*** Supplied data

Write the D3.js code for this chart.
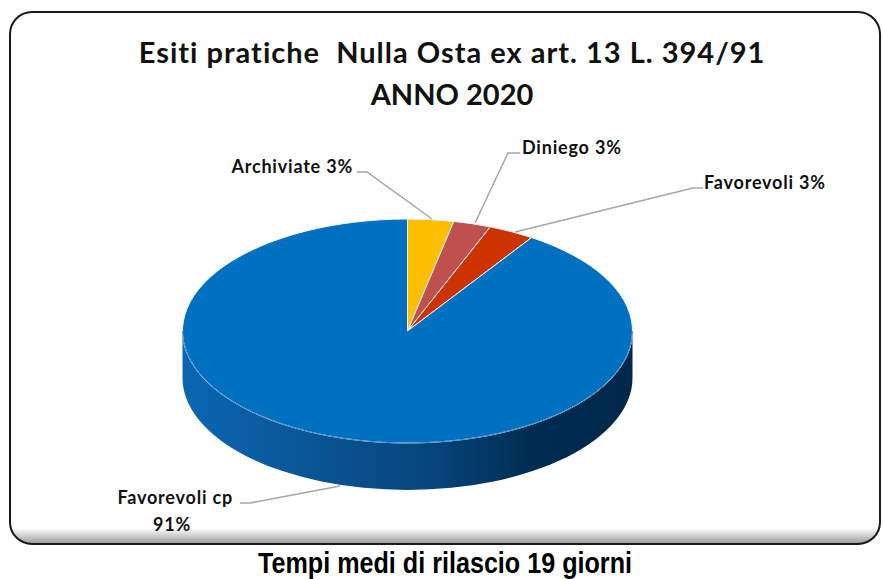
<!DOCTYPE html>
<html>
<head>
<meta charset="utf-8">
<script src="https://cdn.jsdelivr.net/npm/d3@7"></script>
<style>
  body { margin: 0; background: #fff; }
  svg { display: block; }
  text { white-space: pre; }
</style>
</head>
<body>
<svg id="chart" width="883" height="579"></svg>
<script>
// data (percent shares, clockwise from 12 o'clock)
const categories = ["Archiviate", "Diniego", "Favorevoli", "Favorevoli cp"];
const shares = [3.3, 2.7, 3.3, 90.7];
const labels = ["Archiviate 3%", "Diniego 3%", "Favorevoli 3%", "Favorevoli cp|91%"];
const topColors = ["#FBBF00", "#C0504D", "#CC3300", "#0070C0"];
const titleLines = ["Esiti pratiche  Nulla Osta ex art. 13 L. 394/91", "ANNO 2020"];
const caption = "Tempi medi di rilascio 19 giorni";

const W = 883, H = 579;
const svg = d3.select("#chart");

// pie geometry (ellipse seen from above, with a thickness)
const cx = 407.5, cy = 331, rx = 225, ry = 112, depth = 47;

function pt(a, dy) {
    return [cx + rx * Math.sin(a), cy - ry * Math.cos(a) + (dy || 0)];
}

const defs = svg.append("defs");

// shade at the bottom of the frame
let shade = defs.append("linearGradient").attr("id", "frameShade")
    .attr("x1", 0).attr("y1", 0).attr("x2", 0).attr("y2", 1);
shade.append("stop").attr("offset", "0%").attr("stop-color", "#fff");
shade.append("stop").attr("offset", "100%").attr("stop-color", "#9a9a9a");

let sideGrad = defs.append("linearGradient").attr("id", "sideGrad")
    .attr("gradientUnits", "userSpaceOnUse")
    .attr("x1", cx - rx).attr("y1", 0).attr("x2", cx + rx).attr("y2", 0);
sideGrad.append("stop").attr("offset", "0%").attr("stop-color", "#0b66b3");
sideGrad.append("stop").attr("offset", "25%").attr("stop-color", "#0b5799");
sideGrad.append("stop").attr("offset", "55%").attr("stop-color", "#06457c");
sideGrad.append("stop").attr("offset", "78%").attr("stop-color", "#002c50");
sideGrad.append("stop").attr("offset", "100%").attr("stop-color", "#00284a");

// frame
let clip = defs.append("clipPath").attr("id", "frameClip");
clip.append("rect").attr("x", 10).attr("y", 12).attr("width", 870).attr("height", 532).attr("rx", 22);

svg.append("rect")
    .attr("x", 10).attr("y", 12).attr("width", 870).attr("height", 532).attr("rx", 22)
    .attr("fill", "#fff");
svg.append("rect")
    .attr("clip-path", "url(#frameClip)")
    .attr("x", 10).attr("y", 528).attr("width", 870).attr("height", 16)
    .attr("fill", "url(#frameShade)");
svg.append("rect")
    .attr("x", 10).attr("y", 12).attr("width", 870).attr("height", 532).attr("rx", 22)
    .attr("fill", "none").attr("stroke", "#1a1a1a").attr("stroke-width", 2);

// title
svg.append("text")
    .attr("text-anchor", "middle")
    .attr("font-family", "Lato, 'Open Sans', sans-serif")
    .attr("font-weight", "bold")
    .attr("font-size", 29)
    .attr("fill", "#111")
    .selectAll("tspan").data(titleLines).join("tspan")
    .attr("x", 452)
    .attr("y", (d, i) => 63 + i * 42)
    .attr("letter-spacing", (d, i) => i === 0 ? 1 : 0)
    .text(d => d);

const arcs = d3.pie().sort(null).startAngle(0).endAngle(2 * Math.PI)(shares);

// side walls (only the front half, pi/2 .. 3pi/2, can be seen)
const g = svg.append("g");
arcs.forEach(function(d, i) {
    let s = Math.max(d.startAngle, Math.PI / 2);
    let e = Math.min(d.endAngle, 3 * Math.PI / 2);
    if (e <= s) return;
    let p0 = pt(s), p1 = pt(e), p2 = pt(e, depth), p3 = pt(s, depth);
    let large = (e - s) > Math.PI ? 1 : 0;
    g.append("path")
        .attr("d", `M${p0}A${rx},${ry} 0 ${large} 1 ${p1}L${p2}A${rx},${ry} 0 ${large} 0 ${p3}Z`)
        .attr("fill", i === 3 ? "url(#sideGrad)" : d3.color(topColors[i]).darker(1.2));
});

// top faces
g.selectAll("path.top").data(arcs).join("path")
    .attr("class", "top")
    .attr("d", function(d) {
        let p0 = pt(d.startAngle), p1 = pt(d.endAngle);
        let large = (d.endAngle - d.startAngle) > Math.PI ? 1 : 0;
        return `M${cx},${cy}L${p0}A${rx},${ry} 0 ${large} 1 ${p1}Z`;
    })
    .attr("fill", (d, i) => topColors[i])
    .attr("stroke", "#f4f4f4")
    .attr("stroke-width", 1)
    .attr("stroke-linejoin", "round");

// rim highlight along the front edge
g.append("path")
    .attr("d", `M${pt(Math.PI / 2)}A${rx},${ry} 0 0 1 ${pt(3 * Math.PI / 2)}`)
    .attr("fill", "none").attr("stroke", "#3f8ad0").attr("stroke-width", 1);

// leader lines and labels
const leaders = [
    {pts: [[357, 172], [367, 172], [432, 219]], tx: 353, ty: 172, anchor: "end"},
    {pts: [[520, 153], [508, 153], [475, 223]], tx: 522, ty: 153, anchor: "start"},
    {pts: [[703, 188], [693, 188], [515, 232]], tx: 704, ty: 188, anchor: "start"},
    {pts: [[240, 503], [250, 503], [340, 486]], tx: 233, ty: 503, anchor: "end"}
];

svg.selectAll("path.leader").data(leaders).join("path")
    .attr("class", "leader")
    .attr("d", d => d3.line()(d.pts))
    .attr("fill", "none")
    .attr("stroke", "#a6a6a6")
    .attr("stroke-width", 1.5);

leaders.forEach(function(l, i) {
    let parts = labels[i].split("|");
    let t = svg.append("text")
        .attr("font-family", "Lato, 'Open Sans', sans-serif")
        .attr("font-weight", "bold")
        .attr("font-size", 18)
        .attr("letter-spacing", 0.8)
        .attr("fill", "#111");
    if (parts.length === 1) {
        t.attr("x", l.tx).attr("y", l.ty + 1).attr("text-anchor", l.anchor).text(parts[0]);
    } else {
        t.append("tspan").attr("x", l.tx).attr("y", l.ty + 1).attr("text-anchor", "end").text(parts[0]);
        t.append("tspan").attr("x", 172).attr("y", l.ty + 28).attr("text-anchor", "middle").text(parts[1]);
    }
});

// caption under the frame
svg.append("text")
    .attr("x", 445).attr("y", 573)
    .attr("text-anchor", "middle")
    .attr("font-family", "'Liberation Sans Narrow', 'Liberation Sans', Arial, sans-serif")
    .attr("font-weight", "bold")
    .attr("font-size", 30)
    .attr("textLength", 374)
    .attr("lengthAdjust", "spacingAndGlyphs")
    .attr("fill", "#000")
    .text(caption);
</script>
</body>
</html>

******

▶ What you need to do: Retype the data above exactly; pictures are not part of the copy.

▶ Response to this task:
Write the D3.js code for this chart.
<!DOCTYPE html>
<html>
<head>
<meta charset="utf-8">
<script src="https://cdn.jsdelivr.net/npm/d3@7"></script>
<style>
  body { margin: 0; background: #fff; }
  svg { display: block; }
  text { white-space: pre; }
</style>
</head>
<body>
<svg id="chart" width="883" height="579"></svg>
<script>
// data (percent shares, clockwise from 12 o'clock)
const categories = ["Archiviate", "Diniego", "Favorevoli", "Favorevoli cp"];
const shares = [3.3, 2.7, 3.3, 90.7];
const labels = ["Archiviate 3%", "Diniego 3%", "Favorevoli 3%", "Favorevoli cp|91%"];
const topColors = ["#FBBF00", "#C0504D", "#CC3300", "#0070C0"];
const titleLines = ["Esiti pratiche  Nulla Osta ex art. 13 L. 394/91", "ANNO 2020"];
const caption = "Tempi medi di rilascio 19 giorni";

const W = 883, H = 579;
const svg = d3.select("#chart");

// pie geometry (ellipse seen from above, with a thickness)
const cx = 407.5, cy = 331, rx = 225, ry = 112, depth = 47;

function pt(a, dy) {
    return [cx + rx * Math.sin(a), cy - ry * Math.cos(a) + (dy || 0)];
}

const defs = svg.append("defs");

// shade at the bottom of the frame
let shade = defs.append("linearGradient").attr("id", "frameShade")
    .attr("x1", 0).attr("y1", 0).attr("x2", 0).attr("y2", 1);
shade.append("stop").attr("offset", "0%").attr("stop-color", "#fff");
shade.append("stop").attr("offset", "100%").attr("stop-color", "#9a9a9a");

let sideGrad = defs.append("linearGradient").attr("id", "sideGrad")
    .attr("gradientUnits", "userSpaceOnUse")
    .attr("x1", cx - rx).attr("y1", 0).attr("x2", cx + rx).attr("y2", 0);
sideGrad.append("stop").attr("offset", "0%").attr("stop-color", "#0b66b3");
sideGrad.append("stop").attr("offset", "25%").attr("stop-color", "#0b5799");
sideGrad.append("stop").attr("offset", "55%").attr("stop-color", "#06457c");
sideGrad.append("stop").attr("offset", "78%").attr("stop-color", "#002c50");
sideGrad.append("stop").attr("offset", "100%").attr("stop-color", "#00284a");

// frame
let clip = defs.append("clipPath").attr("id", "frameClip");
clip.append("rect").attr("x", 10).attr("y", 12).attr("width", 870).attr("height", 532).attr("rx", 22);

svg.append("rect")
    .attr("x", 10).attr("y", 12).attr("width", 870).attr("height", 532).attr("rx", 22)
    .attr("fill", "#fff");
svg.append("rect")
    .attr("clip-path", "url(#frameClip)")
    .attr("x", 10).attr("y", 528).attr("width", 870).attr("height", 16)
    .attr("fill", "url(#frameShade)");
svg.append("rect")
    .attr("x", 10).attr("y", 12).attr("width", 870).attr("height", 532).attr("rx", 22)
    .attr("fill", "none").attr("stroke", "#1a1a1a").attr("stroke-width", 2);

// title
svg.append("text")
    .attr("text-anchor", "middle")
    .attr("font-family", "Lato, 'Open Sans', sans-serif")
    .attr("font-weight", "bold")
    .attr("font-size", 29)
    .attr("fill", "#111")
    .selectAll("tspan").data(titleLines).join("tspan")
    .attr("x", 452)
    .attr("y", (d, i) => 63 + i * 42)
    .attr("letter-spacing", (d, i) => i === 0 ? 1 : 0)
    .text(d => d);

const arcs = d3.pie().sort(null).startAngle(0).endAngle(2 * Math.PI)(shares);

// side walls (only the front half, pi/2 .. 3pi/2, can be seen)
const g = svg.append("g");
arcs.forEach(function(d, i) {
    let s = Math.max(d.startAngle, Math.PI / 2);
    let e = Math.min(d.endAngle, 3 * Math.PI / 2);
    if (e <= s) return;
    let p0 = pt(s), p1 = pt(e), p2 = pt(e, depth), p3 = pt(s, depth);
    let large = (e - s) > Math.PI ? 1 : 0;
    g.append("path")
        .attr("d", `M${p0}A${rx},${ry} 0 ${large} 1 ${p1}L${p2}A${rx},${ry} 0 ${large} 0 ${p3}Z`)
        .attr("fill", i === 3 ? "url(#sideGrad)" : d3.color(topColors[i]).darker(1.2));
});

// top faces
g.selectAll("path.top").data(arcs).join("path")
    .attr("class", "top")
    .attr("d", function(d) {
        let p0 = pt(d.startAngle), p1 = pt(d.endAngle);
        let large = (d.endAngle - d.startAngle) > Math.PI ? 1 : 0;
        return `M${cx},${cy}L${p0}A${rx},${ry} 0 ${large} 1 ${p1}Z`;
    })
    .attr("fill", (d, i) => topColors[i])
    .attr("stroke", "#f4f4f4")
    .attr("stroke-width", 1)
    .attr("stroke-linejoin", "round");

// rim highlight along the front edge
g.append("path")
    .attr("d", `M${pt(Math.PI / 2)}A${rx},${ry} 0 0 1 ${pt(3 * Math.PI / 2)}`)
    .attr("fill", "none").attr("stroke", "#3f8ad0").attr("stroke-width", 1);

// leader lines and labels
const leaders = [
    {pts: [[357, 172], [367, 172], [432, 219]], tx: 353, ty: 172, anchor: "end"},
    {pts: [[520, 153], [508, 153], [475, 223]], tx: 522, ty: 153, anchor: "start"},
    {pts: [[703, 188], [693, 188], [515, 232]], tx: 704, ty: 188, anchor: "start"},
    {pts: [[240, 503], [250, 503], [340, 486]], tx: 233, ty: 503, anchor: "end"}
];

svg.selectAll("path.leader").data(leaders).join("path")
    .attr("class", "leader")
    .attr("d", d => d3.line()(d.pts))
    .attr("fill", "none")
    .attr("stroke", "#a6a6a6")
    .attr("stroke-width", 1.5);

leaders.forEach(function(l, i) {
    let parts = labels[i].split("|");
    let t = svg.append("text")
        .attr("font-family", "Lato, 'Open Sans', sans-serif")
        .attr("font-weight", "bold")
        .attr("font-size", 18)
        .attr("letter-spacing", 0.8)
        .attr("fill", "#111");
    if (parts.length === 1) {
        t.attr("x", l.tx).attr("y", l.ty + 1).attr("text-anchor", l.anchor).text(parts[0]);
    } else {
        t.append("tspan").attr("x", l.tx).attr("y", l.ty + 1).attr("text-anchor", "end").text(parts[0]);
        t.append("tspan").attr("x", 172).attr("y", l.ty + 28).attr("text-anchor", "middle").text(parts[1]);
    }
});

// caption under the frame
svg.append("text")
    .attr("x", 445).attr("y", 573)
    .attr("text-anchor", "middle")
    .attr("font-family", "'Liberation Sans Narrow', 'Liberation Sans', Arial, sans-serif")
    .attr("font-weight", "bold")
    .attr("font-size", 30)
    .attr("textLength", 374)
    .attr("lengthAdjust", "spacingAndGlyphs")
    .attr("fill", "#000")
    .text(caption);
</script>
</body>
</html>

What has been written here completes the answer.